A podcast interview with former teacher John Lee, opens with this question: “Did you consider yourself a spy?”
Without missing a beat, Lee responds: “Technically, probably. But no, I didn’t.”
John Lee spent more than 30 years as a teacher and administrator — with the bulk of those years at Our Lady of the Wayside in Arlington Heights and later St. Anne School in Barrington — and yet he never mentioned his highly classified role as a Russian interpreter during the Cold War.
“No one ever asked and I wasn’t going to bring it up,” Lee says with a laugh. “And besides, I was not a hero.”
True to his humble self, Lee describes the veterans who fought on the front lines in World War II as the real heroes, as well as those who fought in the jungles of Viet Nam and in the deserts of Afghanistan. Yet his role as a Russian interpreter, stationed in Southwest Germany listening to Russian fighter pilots in East Germany, is drawing a growing audience.
Lee was invited to share his story in a podcast with Paul Meincke, the veteran news broadcaster who spent 30 years at ABC 7, and now serves on the board of Honor Flight Chicago. It was back in 2019, that Lee accepted an invitation to board one of the Honor Flights to Washington DC, for a series of tributes and visits to famous memorials, all meant to honor, thank and inspire.
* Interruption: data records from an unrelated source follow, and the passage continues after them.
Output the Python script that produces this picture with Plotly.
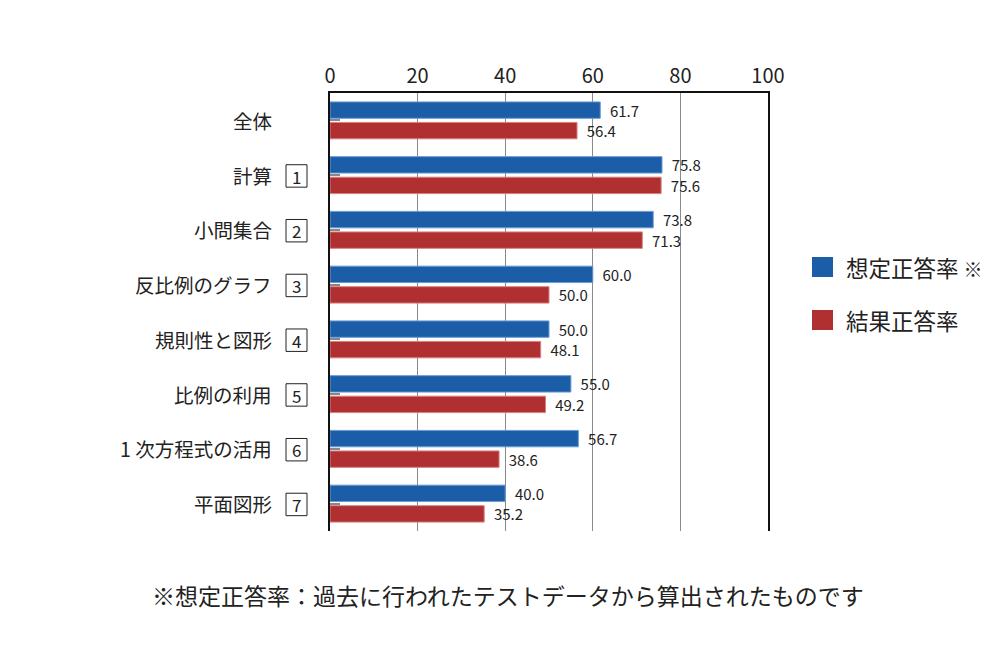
import plotly.graph_objects as go

categories = ["全体", "計算", "小問集合", "反比例のグラフ", "規則性と図形", "比例の利用", "1 次方程式の活用", "平面図形"]
box_numbers = ["", "1", "2", "3", "4", "5", "6", "7"]
expected = [61.7, 75.8, 73.8, 60.0, 50.0, 55.0, 56.7, 40.0]
actual = [56.4, 75.6, 71.3, 50.0, 48.1, 49.2, 38.6, 35.2]
series_names = ["想定正答率", "結果正答率"]
x_ticks = [0, 20, 40, 60, 80, 100]

BLUE = "#1b5ea7"
RED = "#b02f31"
FONT = "Noto Sans CJK JP"

L, T, W, H = 330, 93, 438, 438


def px_x(p):
    return (p - L) / W


def px_y(p):
    return (T + H - p) / H


fig = go.Figure()
idx = list(range(len(categories)))
for vals, name, col, lcol in [(expected, series_names[0], BLUE, "#6d9bd3"),
                              (actual, series_names[1], RED, "#d98080")]:
    fig.add_trace(go.Bar(
        y=idx, x=vals, orientation="h", name=name,
        marker=dict(color=col, line=dict(color=lcol, width=1)),
        text=[f"{v:.1f}" for v in vals], texttemplate="  %{text}",
        textposition="outside", cliponaxis=False, constraintext="none",
        textfont=dict(size=15, color="#222", family=FONT),
    ))

annotations = []
shapes = []
for i, (c, n) in enumerate(zip(categories, box_numbers)):
    annotations.append(dict(x=px_x(274), y=i, xref="paper", yref="y", text=c, showarrow=False,
                            xanchor="right", yanchor="middle",
                            font=dict(size=19.5, color="#222", family=FONT)))
    if n:
        shapes.append(dict(type="rect", xref="paper", yref="y", x0=px_x(286), x1=px_x(307),
                           y0=i - 0.19, y1=i + 0.22, line=dict(color="#222", width=1),
                           fillcolor="white"))
        annotations.append(dict(x=px_x(296.5), y=i + 0.02, xref="paper", yref="y", text=n, showarrow=False,
                                xanchor="center", yanchor="middle",
                                font=dict(size=17, color="#222", family=FONT)))

legend_items = [(series_names[0] + " <span style='font-size:19px'>※</span>", BLUE, 267),
                (series_names[1], RED, 320)]
for text, col, ypx in legend_items:
    shapes.append(dict(type="rect", xref="paper", yref="paper",
                       x0=px_x(812), x1=px_x(833),
                       y0=px_y(ypx + 10), y1=px_y(ypx - 10),
                       fillcolor=col, line=dict(width=0)))
    annotations.append(dict(xref="paper", yref="paper", x=px_x(844),
                            y=px_y(ypx), text=text, showarrow=False,
                            xanchor="left", yanchor="middle",
                            font=dict(size=22.5, color="#222", family=FONT)))

annotations.append(dict(xref="paper", yref="paper", x=px_x(508), y=px_y(595),
                        text="※想定正答率：過去に行われたテストデータから算出されたものです",
                        showarrow=False, xanchor="center", yanchor="middle",
                        font=dict(size=23, color="#222", family=FONT)))

fig.update_layout(
    width=1000, height=660,
    margin=dict(l=L, r=1000 - L - W, t=T, b=660 - T - H),
    paper_bgcolor="white", plot_bgcolor="white",
    barmode="group", bargap=0.25, bargroupgap=0.2,
    showlegend=False,
    font=dict(family=FONT, color="#222"),
    annotations=annotations, shapes=shapes,
    xaxis=dict(side="top", range=[0, 100], tickvals=x_ticks,
               tickfont=dict(size=20, color="#222", family=FONT),
               showgrid=True, gridcolor="#8a8a8a", gridwidth=1,
               zeroline=False, showline=True, linecolor="#111", linewidth=1.5,
               mirror=False, ticks="", fixedrange=True),
    yaxis=dict(range=[7.5, -0.5], tickvals=idx, showticklabels=False,
               ticks="inside", ticklen=10, tickcolor="#888", tickwidth=2,
               showgrid=False, zeroline=False, showline=True, linecolor="#111",
               linewidth=1.5, mirror=True),
)

fig.write_html("out.html", config={"displayModeBar": False},
               post_script="document.body.style.margin='0';")
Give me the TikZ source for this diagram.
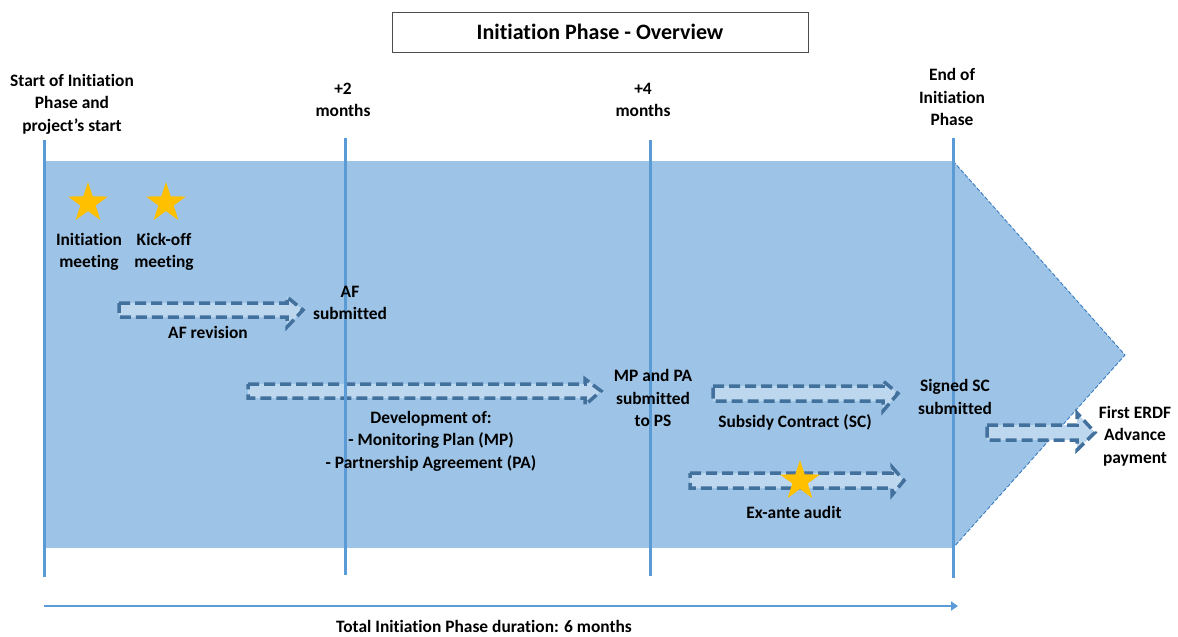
\documentclass[tikz,border=0pt]{standalone}
\usepackage{fontspec}
\setmainfont{Carlito}[Ligatures={NoCommon}]
\usetikzlibrary{shapes.geometric,arrows.meta}
\definecolor{bgblue}{HTML}{9DC3E6}
\definecolor{lineblue}{HTML}{5B9BD5}
\definecolor{arrfill}{HTML}{BDD7EE}
\definecolor{arrline}{HTML}{41719C}
\definecolor{tipline}{HTML}{3A7DC0}
\definecolor{stargold}{HTML}{FFC000}
\newcommand\blockarr[7]{\draw[blockarrow] (#1,#2) -- (#3,#2) -- (#3,#4) -- (#5,{(#2+#6)/2}) -- (#3,#7) -- (#3,#6) -- (#1,#6) -- cycle;}
\begin{document}
\begin{tikzpicture}[x=1pt,y=-1pt,
  lbl/.style={font=\fontsize{17.4}{22.5}\selectfont\bfseries, align=center, inner sep=0pt, text=black},
  blockarrow/.style={draw=arrline, fill=arrfill, line width=3.5pt, dash pattern=on 11pt off 5pt, line join=miter},
  vline/.style={draw=lineblue, line width=3pt},
  goldstar/.style={star, star points=5, star point ratio=2.6, fill=stargold, draw=none, minimum size=42pt, inner sep=0pt}]
\useasboundingbox (0,0) rectangle (1178,637);
\fill[white] (0,0) rectangle (1178,637);
% title
\node[draw=black!70, line width=1pt, minimum width=416pt, minimum height=40pt, inner sep=0pt, font=\fontsize{22}{24}\selectfont\bfseries] (title) at (600,32) {Initiation Phase - Overview};
% background
\fill[bgblue] (44,161) rectangle (953,548);
\fill[bgblue] (953,161) -- (1125,355) -- (953,548) -- cycle;
\draw[tipline, line width=0.9pt, dash pattern=on 4pt off 2pt] (953,161) -- (1125,355) -- (953,548);
% block arrows
\blockarr{119}{303}{287}{297}{303}{317}{327}
\blockarr{248}{384}{585}{379}{601}{398}{405}
\blockarr{713}{386}{883}{381}{898}{401}{411}
\blockarr{690}{473}{892}{467}{904}{488}{495}
\blockarr{987}{425}{1077}{413}{1095}{440}{450}
% vertical lines
\coordinate (v1t) at (44,140); \coordinate (v1b) at (44,577);
\coordinate (v2t) at (345,138); \coordinate (v2b) at (345,575);
\coordinate (v3t) at (650,140); \coordinate (v3b) at (650,576);
\coordinate (v4t) at (953,138); \coordinate (v4b) at (953,578);
\draw[vline] (v1t) -- (v1b);
\draw[vline] (v2t) -- (v2b);
\draw[vline] (v3t) -- (v3b);
\draw[vline] (v4t) -- (v4b);
% stars
\node[goldstar] (s1) at (88,203) {};
\node[goldstar] (s2) at (166,203) {};
\node[goldstar] (s3) at (800,481) {};
% duration arrow
\coordinate (d0) at (44,606);
\coordinate (d1) at (958,606);
\draw[lineblue, line width=2.5pt, -{Triangle[length=7pt,width=9pt]}] (d0) -- (d1);
% labels
\node[lbl] (l0) at (72,104) {Start of Initiation\\Phase and\\project’s start};
\node[lbl] (l2) at (343,100) {+2\\months};
\node[lbl] (l4) at (643,100) {+4\\months};
\node[lbl] (l6) at (952,97) {End of\\Initiation\\Phase};
\node[lbl] (im) at (89,252) {Initiation\\meeting};
\node[lbl] (ko) at (164,252) {Kick-off\\meeting};
\node[lbl] (afs) at (350,303) {AF\\submitted};
\node[lbl] (afr) at (208,332) {AF revision};
\node[lbl] (mp) at (653,398) {MP and PA\\submitted\\to PS};
\node[lbl] (dev) at (431,441) {Development of:\\- Monitoring Plan (MP)\\- Partnership Agreement (PA)};
\node[lbl] (sc) at (795,422) {Subsidy Contract (SC)};
\node[lbl] (ssc) at (955,397) {Signed SC\\submitted};
\node[lbl] (ea) at (794,512) {Ex-ante audit};
\node[lbl] (erdf) at (1135,436) {First ERDF\\Advance\\payment};
\node[lbl] (tot) at (484,626) {Total Initiation Phase duration: 6 months};
\end{tikzpicture}
\end{document}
In the podcast, Lee described enlisting in the Air Force in 1955, after his first year of college. He chose Air Force and its four-year service requirement, as a chance to see the world. Little did he know that most of that world would be confined to a secret telecommunication van, lined with banks of radios, near Kassel, Germany.
It was during basic training, that a battery of tests revealed a hidden skill: Lee had an aptitude for foreign languages. Consequently, he was sent to Syracuse University for a year of intensive courses in Russian, taught by Russian ex-pats. And while he didn’t believe he was fluent, he was capable enough to understand military terms. In the fall of 1956, Lee took his new language skills — and a top-secret clearance — to the border of East Germany to listen to Soviet pilots flying overhead.
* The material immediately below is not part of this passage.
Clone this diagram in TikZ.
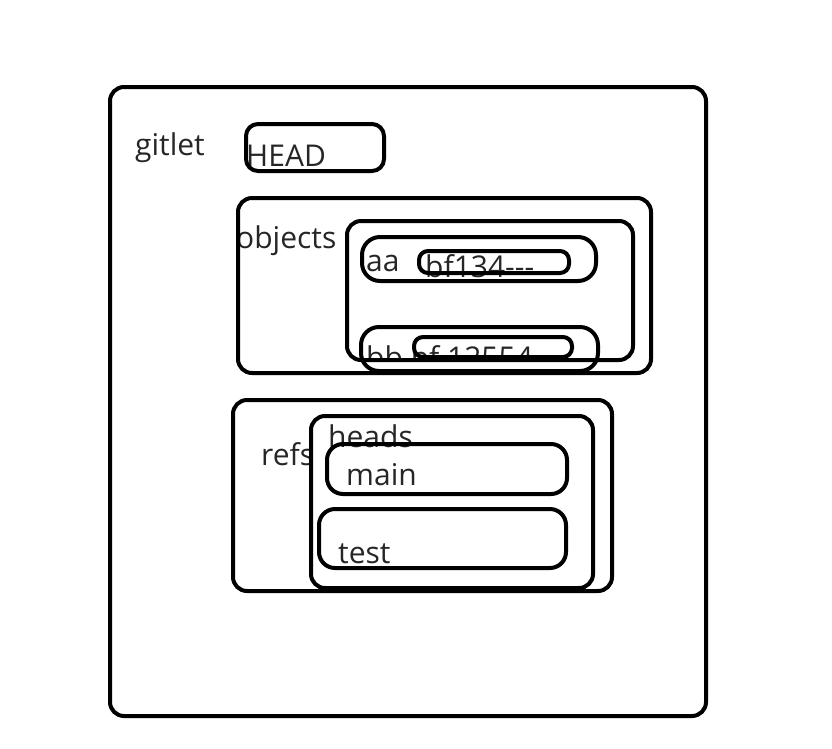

“You were searching for frequencies, twirling a dial until you found one, and when you did you locked in on that,” Lee describes. “Actually, much of it was humdrum, boring. We were looking for something exciting and it wasn’t there.”
Lee ultimately was discharged at the end of 1958. He then returned to college and after spending a short stint with A.C. Nielsen Company, accepted his first teaching job at Our Lady of Hope School in Rosemont. After four years, he left for the much larger school at Our Lady of the Wayside, where he would start its algebra program, drive the school bus and serve as Assistant Principal.
He also would meet his wife at Wayside, Rita Sweeney. She was a widow with five children and grandchildren, and Lee suddenly found himself part of a big family. Yet, even they did not know of his military background and skills as a Russian interpreter, until recently.
All of which begs the question: Why did he abandon his top secret intelligence work with the Air Force to spend his working life at Catholic schools in the Northwest suburbs?
“Teaching turned out to be the right career for me at the right time,” Lee says. “I wanted to bring some moral values into what I was teaching and have the freedom to teach how I wanted.”